The American sculptor Richard Serra gives his steely modernism seductive shape with Reverse Curve—a gently undulating wall of metal plates some 13 feet tall and 99 feet long—one of a suite of pieces mounted at Gagosian this fall. “Serra’s biggest works have always been ferocious and meditative, elegant and, in a moment, threatening,” writes Architectural Digest’s Alexandra Peers, “and Reverse Curve is all that: suggesting, in spots, a wall of protection or exclusion; a building collapsing; or a bolt of rust-colored cloth suspended and swirling. It is, for something hard and mean and powerful, gorgeous.” On view at 522 West 21st Street through February 1.

Julie Mehretu, Haka (and Riot), 2019, ink and acrylic on canvas, 144 × 180 in., courtesy of the artist and Marian Goodman Gallery, New York, © Julie Mehretu.
Julie Mehretu, Haka (and Riot), 2019, ink and acrylic on canvas, 144 × 180 in., courtesy of the artist and Marian Goodman Gallery, New York, © Julie Mehretu.
Photo: Tom Powel Imaging

Julie Mehretu at LACMA

Co-organized with the Whitney, which will host it next year, Julie Mehretu’s mid-career survey at LACMA takes stock of how “history, colonialism, capitalism, geopolitics, war, global uprising, diaspora, and displacement” have shaped her art—and how that art, in turn, has incorporated mapping, iconography, abstraction, and some figuration into its pictorial lexicon. Often, Mehretu’s paintings call to mind the chaos of contemporary life, but when they don’t, her urgent brushstroke feels exuberantly extemporaneous, rather like a jazz riff. “I really try to think about painting…[as] dealing with things that we don’t have proper language for,” Mehretu told ArtNet this summer, “when language isn’t enough.” On view from November 3 through May 17.

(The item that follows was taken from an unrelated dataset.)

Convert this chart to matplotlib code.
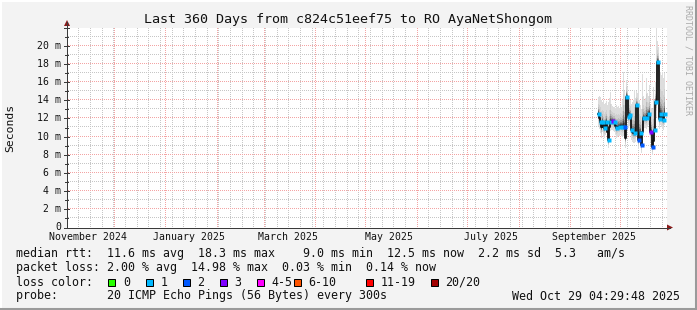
import matplotlib
matplotlib.use('Agg')
import matplotlib.pyplot as plt
import matplotlib.dates as mdates
from matplotlib.patches import Rectangle, Polygon
from matplotlib.lines import Line2D
import numpy as np
import pandas as pd
from datetime import datetime, timedelta

# ---------------- data ----------------
end_time = datetime(2025, 10, 29, 4, 29, 48)
span_days = 360
data_start = '2025-09-18 00:00'
data_step = '864min'   # one graph column (0.6 days)

median_ms = [12.5, 12.0, 11.6, 11.0, 11.6, 11.0, 10.9, 11.3, 11.6, 10.5,
             9.6, 11.0, 11.6, 11.7, 11.7, 11.6, 11.6, 11.2, 10.9, 11.0,
             11.1, 11.1, 11.2, 11.2, 11.1, 11.15, 11.1, 9.8, 14.4, 14.4,
             12.2, 12.4, 12.3, 10.7, 10.5, 10.4, 10.4, 10.4, 13.5, 13.4,
             9.6, 10.3, 10.35, 9.1, 10.5, 12.0, 12.0, 12.0, 12.0, 12.3,
             12.5, 12.5, 10.5, 10.5, 8.9, 9.5, 10.7, 13.8, 13.8, 18.2,
             18.2, 11.9, 12.5, 12.3, 11.9, 11.8, 12.5]
max_ms = [14.4, 14.5, 14.3, 14.0, 13.8, 14.0, 13.6, 13.7, 13.9, 13.5,
          13.8, 14.2, 14.9, 13.6, 13.4, 13.3, 13.3, 13.2, 13.5, 13.3,
          13.4, 13.2, 13.5, 13.3, 14.0, 17.1, 15.0, 13.5, 16.2, 15.5,
          14.5, 14.2, 14.0, 13.6, 13.8, 14.0, 15.1, 14.2, 15.0, 14.8,
          16.0, 14.0, 13.5, 13.0, 16.9, 14.5, 14.0, 14.2, 16.4, 14.8,
          14.5, 15.7, 13.5, 13.2, 13.0, 15.5, 14.0, 16.0, 21.9, 20.5,
          19.9, 15.0, 17.1, 16.8, 17.1, 16.5, 17.0]
min_ms = [11.2, 10.8, 10.4, 9.9, 10.5, 10.0, 9.8, 10.2, 10.4, 9.4,
          8.7, 10.0, 10.6, 10.7, 10.7, 10.6, 10.5, 10.2, 9.9, 10.0,
          10.1, 10.1, 10.2, 10.1, 10.0, 10.1, 10.0, 8.8, 12.8, 12.9,
          11.0, 11.2, 11.1, 9.6, 9.4, 9.3, 9.3, 9.4, 12.0, 12.0,
          8.6, 9.3, 9.3, 8.2, 9.4, 10.8, 10.9, 10.9, 10.8, 11.1,
          11.3, 11.2, 9.4, 9.3, 8.0, 8.5, 9.6, 12.3, 12.2, 16.0,
          15.5, 10.8, 11.3, 11.1, 10.8, 10.7, 11.3]
# loss-coloured marks on the median line (column index, loss class)
mark_idx = [0, 2, 4, 6, 8, 10, 12, 14, 16, 18, 21, 24, 26, 28, 30, 31, 33,
            36, 38, 40, 42, 43, 45, 48, 50, 52, 54, 56, 57, 59, 61, 62, 65, 66]
mark_cls = [1, 1, 1, 1, 1, 1, 1, 3, 1, 1, 1, 1, 2, 1, 1, 1, 1,
            1, 1, 2, 1, 2, 1, 1, 1, 3, 2, 1, 1, 1, 1, 1, 1, 1]

loss_labels = ['0', '1', '2', '3', '4-5', '6-10', '11-19', '20/20']
loss_colors = ['#26ff00', '#00b8ff', '#0059ff', '#7e00ff',
               '#ff00ff', '#ff5500', '#ff0000', '#a10000']

y_tick_values = [0, 2, 4, 6, 8, 10, 12, 14, 16, 18, 20]
x_label_dates = ['2024-11-15 12:00', '2025-01-15 12:00', '2025-03-15 12:00',
                 '2025-05-15 12:00', '2025-07-15 12:00', '2025-09-15 12:00']
x_label_texts = ['November 2024', 'January 2025', 'March 2025',
                 'May 2025', 'July 2025', 'September 2025']

title = 'Last 360 Days from c824c51eef75 to RO AyaNetShongom'
legend_rows = [
    'median rtt:  11.6 ms avg  18.3 ms max    9.0 ms min  12.5 ms now  2.2 ms sd  5.3   am/s',
    'packet loss: 2.00 % avg  14.98 % max  0.03 % min  0.14 % now',
    'loss color:',
    'probe:       20 ICMP Echo Pings (56 Bytes) every 300s',
]
stamp = 'Wed Oct 29 04:29:48 2025'

# ---------------- layout ----------------
W, H = 697, 310
MONO = 'DejaVu Sans Mono'
fig = plt.figure(figsize=(W / 100, H / 100), dpi=100, facecolor='#f3f3f3')

L, R, T, B = 67, 667, 27.5, 227.5
NPX_X, NPX_Y = R - L, int(B - T)
ax = fig.add_axes([L / W, 1 - B / H, (R - L) / W, (B - T) / H])
ax.set_facecolor('white')
start_time = end_time - timedelta(days=span_days)
x0, x1 = mdates.date2num(start_time), mdates.date2num(end_time)
ax.set_xlim(x0, x1)
ax.set_ylim(0, 22)
for s in ax.spines.values():
    s.set_visible(False)
ax.set_xticks([])
ax.set_yticks([])

PX = 0.72  # one pixel in points
MINOR = '#c6c6c6'
MAJOR = '#f3a4a4'
dx = (x1 - x0) / NPX_X
dy = 22 / NPX_Y
dots_x = x0 + (np.arange(0, NPX_X, 2) + 0.5) * dx
dots_y = (np.arange(0, NPX_Y, 2) + 0.5) * dy


def hgrid(v, col, z):
    ax.plot(dots_x, np.full(len(dots_x), v), ',', color=col, zorder=z)


def vgrid(xv, col, z):
    ax.plot(np.full(len(dots_y), xv), dots_y, ',', color=col, zorder=z)


for v in range(1, 23):
    if v % 2 == 0 and v <= 20:
        hgrid(v, MAJOR, 0.6)
    else:
        hgrid(v, MINOR, 0.5)
weeks = pd.date_range(start_time, end_time, freq='W-SUN').normalize()
for d in weeks:
    vgrid(mdates.date2num(d), MINOR, 0.5)
months = pd.date_range(start_time, end_time, freq='MS')
for d in months:
    vgrid(mdates.date2num(d), MAJOR, 0.7)

# ---------------- smoke + median ----------------
xs = pd.date_range(data_start, periods=len(median_ms), freq=data_step)
xn = list(mdates.date2num(xs))
step_num = xn[1] - xn[0]
xe = xn + [xn[-1] + step_num]
med_e = median_ms + [median_ms[-1]]
hi_e = max_ms + [max_ms[-1]]
lo_e = min_ms + [min_ms[-1]]

fracs = [1.0, 0.6, 0.4, 0.28, 0.2, 0.14, 0.09, 0.05, 0.02]
grays = ['#dddddd', '#d0d0d0', '#bdbdbd', '#a3a3a3', '#868686',
         '#676767', '#4a4a4a', '#303030', '#1e1e1e']
for f, g in zip(fracs, grays):
    up = [m + (h - m) * f for m, h in zip(med_e, hi_e)]
    dn = [m - (m - l) * f for m, l in zip(med_e, lo_e)]
    ax.fill_between(xe, dn, up, step='post', color=g, lw=0, zorder=2)

ax.plot(xe, med_e, drawstyle='steps-post', color='#141414', lw=1.3, zorder=3)
for i, c in zip(mark_idx, mark_cls):
    ax.plot([xn[i] + step_num / 2], [median_ms[i]], 's', ms=2.3,
            mec='none', mfc=loss_colors[c], zorder=4)

# ---------------- axes lines, arrows, ticks ----------------
def fline(xp, yp, **kw):
    fig.add_artist(Line2D([v / W for v in xp], [1 - v / H for v in yp],
                          transform=fig.transFigure, **kw))

axis_col = '#3a3a3a'
fline([L, L], [B, 22], color=axis_col, lw=PX)
fline([L - 3, 670], [B, B], color=axis_col, lw=PX)
for v in range(0, 23):
    yp = B - (B - T) * v / 22
    if v % 2 == 0:
        fline([L - 3, L + 2], [yp, yp], color=axis_col, lw=PX)
    else:
        fline([L - 2, L + 1], [yp, yp], color=axis_col, lw=PX)
arrow_col = '#8b1a1a'
fig.add_artist(Polygon([[(L - 3) / W, 1 - 26 / H], [(L + 3) / W, 1 - 26 / H],
                        [L / W, 1 - 20 / H]], closed=True,
                       transform=fig.transFigure, color=arrow_col, lw=0))
fig.add_artist(Polygon([[667 / W, 1 - (B - 3) / H], [667 / W, 1 - (B + 3) / H],
                        [673 / W, 1 - B / H]], closed=True,
                       transform=fig.transFigure, color=arrow_col, lw=0))

# y tick labels
for v in y_tick_values:
    yp = B - (B - T) * v / 22
    lab = '0' if v == 0 else f'{v} m'
    fig.text(61 / W, 1 - yp / H, lab, ha='right', va='center',
             fontsize=7.1, family=MONO, color='#111111')
# x tick labels
for d, t in zip(x_label_dates, x_label_texts):
    xp = L + (R - L) * (mdates.date2num(pd.Timestamp(d)) - x0) / (x1 - x0)
    fig.text(xp / W, 1 - 237.5 / H, t, ha='center', va='center',
             fontsize=7.1, family=MONO, color='#111111')

# title, axis label, watermark
fig.text(348.5 / W, 1 - 19 / H, title, ha='center', va='center',
         fontsize=9.6, family=MONO, color='#111111')
fig.text(10 / W, 1 - 127.5 / H, 'Seconds', ha='center', va='center',
         rotation=90, fontsize=8.2, family=MONO, color='#111111')
fig.text(688 / W, 1 - 5 / H, 'RRDTOOL / TOBI OETIKER', ha='center', va='top',
         rotation=270, fontsize=6, family=MONO, color='#aaaaaa')

# legend rows
row_y = [254, 268, 282, 296]
for txt, yp in zip(legend_rows, row_y):
    fig.text(16 / W, 1 - yp / H, txt, ha='left', va='center',
             fontsize=8.4, family=MONO, color='#111111')
fig.text(680 / W, 1 - 296 / H, stamp, ha='right', va='center',
         fontsize=8.4, family=MONO, color='#111111')
box_x = [108, 145.5, 182.5, 219.5, 256.5, 293.5, 365.5, 430.5]
for bx, lab, col in zip(box_x, loss_labels, loss_colors):
    fig.add_artist(Rectangle((bx / W, 1 - 285.5 / H), 7 / W, 7 / H,
                             transform=fig.transFigure, facecolor=col,
                             edgecolor='black', lw=PX))
    fig.text((bx + 15) / W, 1 - 282 / H, lab, ha='left', va='center',
             fontsize=8.4, family=MONO, color='#111111')

# 3D frame
fline([0, W], [0.5, 0.5], color='white', lw=1.5)
fline([0.5, 0.5], [0, H], color='white', lw=1.5)
fline([0, W], [H - 1.5, H - 1.5], color='#9a9a9a', lw=2.2)
fline([W - 1.5, W - 1.5], [0, H], color='#9a9a9a', lw=2.2)

fig.savefig('out.png', dpi=100, facecolor=fig.get_facecolor())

Minimalist masters at Pace Gallery

As Pace continues to break in its huge, new Chelsea headquarters, Mary Corse and Richard Tuttle will make subtler—but no less compelling—impressions. Corse, whose monochrome picture planes and “light paintings” recall the likes of Barnett Newman, Agnes Martin, and James Turrell (a great champion of hers), will show 10 large-scale canvases completed in the last year, while Tuttle’s exhibition revisits a set of elegantly spare ink and watercolor drawings (plus one sculptural piece) from the 1970s. Richard Tuttle: Basis, 70s Drawings is on view through December 21. Mary Corse: Recent Paintings is on view from November 8 through December 21.

Wonder women at David Zwirner

Helping to close out the year at David Zwirner are two eagerly anticipated solo shows; one for the German-born, London-based painter Tomma Abts, and one for the Japanese artist Yayoi Kusama. They make an exciting doubleheader: While Abts’s intimate compositions look ever inward, adhering to an inspired internal geometry (“I do think my work is a little representational, but I just can not tell you what they are representational of,” she told the Chicago Tribune late last year), Kusama’s painting, sculpture, and installation work is known to completely transform its physical environment. Take, for instance, her new Infinity Mirrored Room — Dancing Lights That Flew up to the Universe, a spectral experience created from continuously mirrored and flickering light. Tomma Abts is on view at 533 West 19th Street from November 6 through December 14. Kusama’s Every Day I Pray for Love is on view at 537 West 20th Street from November 9 through December 14.

Tim Harding, Garden: Field of Flowers, 1991. Quilted, layered, slashed and rayed cotton. 56 x 67 x 3 in. Museum of Arts and Design, New York.
Tim Harding, Garden: Field of Flowers, 1991. Quilted, layered, slashed and rayed cotton. 56 x 67 x 3 in. Museum of Arts and Design, New York.

Design in America

In the latter 1930s, László Moholy-Nagy and Ludwig Mies van der Rohe fled war-torn Europe for Chicago, where—at the IIT Institute of Design and the Illinois Institute of Technology, respectively—each man got right to work spreading the gospel of the Bauhaus. Open from 1919 to 1933, the German design school had endeavored to establish a creative language that informed not only painting and sculpture, but architecture and crafts as well. In Bauhaus Chicago: Design in the City at the Art Institute of Chicago (November 23 through April 26), furniture, art objects, and urban plans become the lens through which we reexamine the Bauhaus’s Midwestern legacy. Elsewhere, the Philadelphia Museum of Art tackles another chapter in American design history with Off the Wall: American Art to Wear (November 10 through May 17). Between 1967 and 1997, artists like Lenore Tawney, Sharron Hedges, and Janet Lipkin gave the tradition of tapestry weaving new mobility, crafting singular artworks that doubled as viable garments (capes, tops, hats, socks, and more). According to Julie Schafler Dale—whose promised gift to the museum makes up the bulk of the exhibition—the “art to wear” movement was “a form of body adornment that [celebrated] personal expression.”